The newest change is a proposed amendment to an extradition law allowing criminal suspects to be moved onto the mainland. This law would officially apply to those facing sentences of seven years or more, but that is little consolation to the people of Hong Kong. They know that the Communist Party routinely conjures serious charges out of thin air when it wants to imprison its political opponents. No one takes the Party seriously when it claims (as it often does) that China is a country ruled by law: the claim is fatally undermined by a 99 percent conviction rate. Everyone knows that this amended law will be used to silence the Party’s critics in Hong Kong. And if you are extradited to China then you finished—in some cases literally. At the very least, you are certain to be tortured in police custody. The people of Hong Kong are not taking this lying down: they have gathered for mass protests in recent weeks. Unfortunately, there may be little they can do. The bill has been suspended for the moment, but it will inevitably be reintroduced at some point.
As a “Special Administrative Region,” Hong Kong is an unusual case. But the Party adopts the same imperialist approach further afield, and without the mask of international agreements. Much of the world has been intimidated into pretending that Taiwan is part of China simply because the Party says that it is—even British Airways lists the country as a Chinese province, and Taiwan’s Olympic competitors are made to perform under the banner of “Chinese Taipei.” Jaushieh Joseph Wu, Taiwan’s minister of foreign affairs, explains the reality of the situation:
Taiwan is a sovereign democratic state. … We elect our president and legislators, have our own armed forces, issue passports and visas, and conduct international relations with other countries. Taiwanese enjoy all kinds of freedoms: speech, press, assembly, religion, political participation, the rule of law, and, since May, same-sex marriage. … The great majority of Taiwanese have zero interest in being part of a police state that monitors its citizens with social credit surveillance, puts Uyghurs in mass internment camps, suppresses religion and dissent in Tibet, throws human rights lawyers in jail, and limits access to the internet.

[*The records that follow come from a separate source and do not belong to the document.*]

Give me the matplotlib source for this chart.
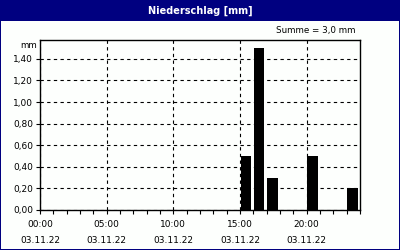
import matplotlib
matplotlib.use("Agg")
import matplotlib.pyplot as plt
from matplotlib.patches import Rectangle
from matplotlib.ticker import MultipleLocator, FixedLocator

hours = [15, 16, 17, 20, 23]
values = [0.5, 1.5, 0.3, 0.5, 0.2]
time_labels = ["00:00", "05:00", "10:00", "15:00", "20:00"]
date_labels = ["03.11.22"] * 5
ytick_vals = [0.0, 0.2, 0.4, 0.6, 0.8, 1.0, 1.2, 1.4]
title = "Niederschlag [mm]"
summe = "Summe = 3,0 mm"

navy = "#000080"
bg = "#fdfffd"
W, H = 400, 250

fig = plt.figure(figsize=(4, 2.5), dpi=100, facecolor=bg)

def px(x0, y0, w, h):
    return (x0 / W, 1 - (y0 + h) / H, w / W, h / H)

# Borders and title bar
for r in [px(0, 0, 400, 21), px(0, 0, 1.2, 250), px(398.8, 0, 1.2, 250), px(0, 248.8, 400, 1.2)]:
    fig.patches.append(Rectangle((r[0], r[1]), r[2], r[3], transform=fig.transFigure,
                                 facecolor=navy, edgecolor="none", zorder=0))
fig.text(0.5, 1 - 10.5 / H, title, color="white", fontsize=7, fontweight="bold",
         ha="center", va="center", family="DejaVu Sans")
fig.text(355 / W, 1 - 31 / H, summe, fontsize=6.3, ha="right", va="center")
fig.text(37 / W, 1 - 46 / H, "mm", fontsize=6.3, ha="right", va="center")

ax = fig.add_axes(px(40, 40, 320, 170))
ax.set_facecolor(bg)
ax.bar([h + 0.05 for h in hours], values, width=0.78, align="edge", color="black", zorder=3)
ax.set_xlim(0, 24)
ax.set_ylim(0, 1.575)

ax.xaxis.set_major_locator(FixedLocator([0, 5, 10, 15, 20]))
ax.xaxis.set_minor_locator(MultipleLocator(1))
ax.set_xticklabels([f"{t}\n\n{d}" for t, d in zip(time_labels, date_labels)], fontsize=6.5,
                   linespacing=0.85)
ax.set_yticks(ytick_vals)
ax.set_yticklabels([f"{v:.2f}".replace(".", ",") for v in ytick_vals], fontsize=6.5)
ax.tick_params(axis="both", which="both", direction="out", length=3, width=0.8, color="black", pad=2)
ax.tick_params(axis="x", which="major", pad=4)
ax.grid(True, which="major", linestyle=(0, (3, 3)), color="black", linewidth=0.8, zorder=1)
for s in ax.spines.values():
    s.set_linewidth(1)
    s.set_color("black")

fig.savefig("out.png", dpi=100, facecolor=bg)
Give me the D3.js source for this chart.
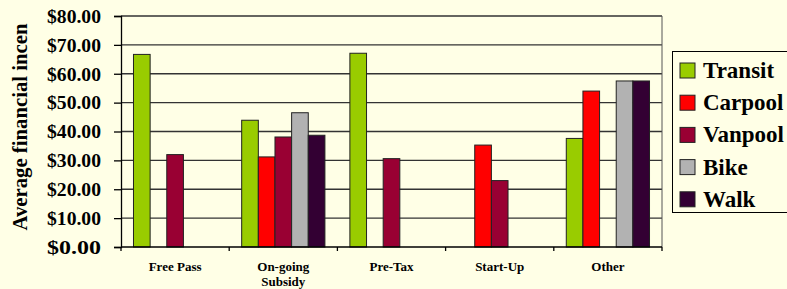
<!DOCTYPE html>
<html><head><meta charset="utf-8">
<script src="https://cdn.jsdelivr.net/npm/d3@7"></script>
<style>
html,body{margin:0;padding:0;background:#FFFFE6;overflow:hidden;}
svg{display:block;}
</style></head>
<body>
<svg id="chart" width="787" height="289"></svg>
<script>
const categories = ["Free Pass", "On-going\nSubsidy", "Pre-Tax", "Start-Up", "Other"];
const seriesNames = ["Transit", "Carpool", "Vanpool", "Bike", "Walk"];
const seriesColors = ["#99CC00", "#FF0000", "#990033", "#B2B2B2", "#330033"];
const transit = [66.7, 43.9, 67.1, null, 37.6];
const carpool = [null, 31.2, null, 35.3, 54.0];
const vanpool = [32.0, 38.1, 30.6, 23.0, null];
const bike    = [null, 46.5, null, null, 57.5];
const walk    = [null, 38.7, null, null, 57.5];
const yTicks = [0, 10, 20, 30, 40, 50, 60, 70, 80];
const yTitle = "Average financial incen";

const FONT = "Liberation Serif";
const seriesValues = [transit, carpool, vanpool, bike, walk];
const svg = d3.select("#chart");
const L = 121, R = 662, T = 16, B = 247;
function styleText(sel, size) {
  return sel.attr("font-family", FONT).attr("font-weight", "bold").attr("font-size", size).attr("fill", "#000");
}

const x0 = d3.scaleBand().domain(categories).range([L, R]).paddingInner(0).paddingOuter(0);
const x1 = d3.scaleBand().domain(seriesNames).range([0, x0.bandwidth()]).paddingInner(0).paddingOuter(0.75);
const y = d3.scaleLinear().domain([0, 80]).range([B, T]);

// gridlines
svg.append("g").selectAll("line").data(yTicks.filter(d => d > 0)).join("line")
  .attr("x1", L).attr("x2", R).attr("y1", d => y(d)).attr("y2", d => y(d))
  .attr("stroke", "#333").attr("stroke-width", 1.3);
// right border
svg.append("line").attr("x1", R).attr("x2", R).attr("y1", T).attr("y2", B).attr("stroke", "#555").attr("stroke-width", 1);

// bars
categories.forEach((c, ci) => {
  seriesNames.forEach((s, si) => {
    const v = seriesValues[si][ci];
    if (v == null) return;
    svg.append("rect")
      .attr("x", x0(c) + x1(s)).attr("y", y(v))
      .attr("width", x1.bandwidth()).attr("height", y(0) - y(v))
      .attr("fill", seriesColors[si]).attr("stroke", "#222").attr("stroke-width", 1);
  });
});

// y axis
const yAxis = d3.axisLeft(y).tickValues(yTicks).tickSize(7).tickFormat(d => "$" + d3.format(".2f")(d));
const gy = svg.append("g").attr("transform", `translate(${L},0)`).call(yAxis)
  .attr("font-family", FONT).attr("font-size", 18).attr("font-weight", "bold");
gy.select(".domain").attr("stroke", "#000").attr("stroke-width", 1.3);
gy.selectAll(".tick line").attr("stroke", "#000").attr("stroke-width", 1.3);
gy.selectAll(".tick text").attr("x", -20).attr("dy", "0.35em").attr("fill", "#000")
  .attr("textLength", 54).attr("lengthAdjust", "spacingAndGlyphs");

// x axis
const gx = svg.append("g").attr("transform", `translate(0,${B})`);
gx.append("line").attr("x1", L).attr("x2", R).attr("y1", 0).attr("y2", 0).attr("stroke", "#000").attr("stroke-width", 1.3);
const bounds = categories.map(c => x0(c)).concat([R]);
gx.selectAll(".tk").data(bounds).join("line").attr("class", "tk")
  .attr("x1", d => d).attr("x2", d => d).attr("y1", 0).attr("y2", 4).attr("stroke", "#000").attr("stroke-width", 1.3);
categories.forEach(c => {
  const lines = c.split("\n");
  const cx = x0(c) + x0.bandwidth() / 2;
  const t = styleText(gx.append("text"), 13).attr("text-anchor", "middle").attr("x", cx).attr("y", 24);
  lines.forEach((ln, i) => t.append("tspan").attr("x", cx).attr("dy", i === 0 ? 0 : 15).text(ln));
});

// y title
styleText(svg.append("text"), 20).attr("transform", "translate(27,127) rotate(-90)").attr("text-anchor", "middle")
  .attr("textLength", 207).attr("lengthAdjust", "spacingAndGlyphs").text(yTitle);

// legend
const lg = svg.append("g");
lg.append("rect").attr("x", 672.5).attr("y", 51.5).attr("width", 130).attr("height", 161)
  .attr("fill", "#FFFFE6").attr("stroke", "#000").attr("stroke-width", 1);
seriesNames.forEach((s, i) => {
  const cy = 70 + i * 32.2;
  lg.append("rect").attr("x", 680).attr("y", cy - 7).attr("width", 15).attr("height", 15)
    .attr("fill", seriesColors[i]).attr("stroke", "#222").attr("stroke-width", 1);
  styleText(lg.append("text"), 23).attr("x", 703).attr("y", cy + 8).text(s);
});
</script>
</body></html>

Xi Jinping is not listening. He has stated that Taiwan “must and will be” unified with the mainland, and his tone is urgent—he says that the “problem” of unification cannot be put off for another generation. He calls on the Chinese military to be prepared to fight “bloody battles” to achieve this. All the signs indicate that the Party will not stop at Hong Kong and Taiwan. Pressure is now being applied to foreign governments to deport Uyghurs to China, where more than a million members of the ethnic group are being held in concentration camps. Xi Jinping has decided that Uyghurs are a problem, much as the Nazis decided that Jews were a problem, and he expects other countries to submit to his authority on the issue. Incredibly, the governments of Malaysia, Egypt, Thailand, Kazakhstan, Kyrgyzstan, Uzbekistan, Pakistan, Cambodia, Vietnam, and Laos have all complied, sending their Uyghurs to China for torture and incarceration. If the cowardice and appeasement continues, then soon enough the lion will sink its claws into Western countries. Indeed, this is already the plan: He Yafei, deputy director of the Overseas Chinese Affairs Office, told senior Party cadres that “China” (by which he means the Communist Party) will “carve out a bloody path and smash the West’s monopoly and public opinion hegemony.”
So what kind of world can we expect to live in, once the CCP is in control? We might get some idea from the social credit system that Jaushieh Joseph Wu mentioned. An increasing number of Chinese citizen—by 2020 it will be all citizens—are subject to a rating system whereby their behaviour dictates their score, somewhat like a malevolent version of the 2016 Black Mirror episode “Nosedive.” The Party monitors individual behaviour through extensive surveillance, both on and offline. All manner of innocuous activity can drive down an individual’s score—even playing video games. When a declining score passes a certain threshold then travel plans and bank loans are blocked. Citizens with low social credit scores were prevented from buying airline tickets 17.5 million times in 2018. Those with the lowest scores simply vanish into the labyrinth of the Communist Party’s internal security system. We might imagine that no similar arrangement could ever be put into place outside China, but unfortunately the evidence suggests that the Party is already quietly setting it up.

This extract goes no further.